When I was in primary school, a series of unfortunate events for my family resulted in us having to move into a rented house for a period. My mother is one of the fussiest people imaginable when it comes to cleanliness, I am quite sure she suffered from obsessive compulsive disorder [and she still does].
On the day we moved into the rented house, she made us four girls and my father literally clean the building from top to bottom before we could unpack a single thing. My family are all blonde and have limited body hair so, other than the odd strand of long blonde hair in the bath, you never saw hair anywhere in our house.

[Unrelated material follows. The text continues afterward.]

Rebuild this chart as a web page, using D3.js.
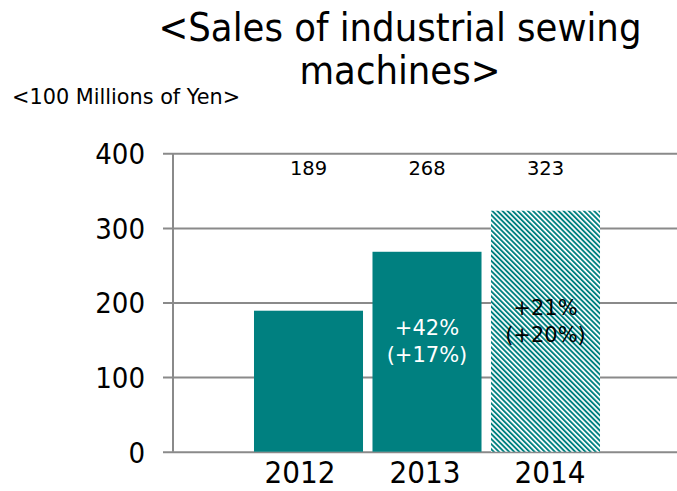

My mother cleaned the bathroom herself, not trusting any of us girls to sufficiently remove any lurking germs. My father was not allowed to clean the bathroom either as my mother firmly believes that men can only see a germ once they reach the proportions of a medium sized dog.
Her moans of disgust floated down the passage and we all gathered in the doorway to determine the cause. From the bath and basin plugs, my mother was pulling thick clumps of long dark hair. There was also hair in the shower stall and clumps of the sticky strands lodged in the shower drain. My mother made short work of removing the offending hairs, wearing a pair of yellow plastic cleaning gloves and armed with a strong smelling drain cleaning fluid.
My sisters and I talked about that hair for weeks afterwards. We agreed the people who had occupied the house before us must have been very hairy. As our knowledge of the world was fairly limited at that time, we thought it very likely that Mr and Mrs Twit from Roald Dahl’s The Twits, had been the previous tenants of the house.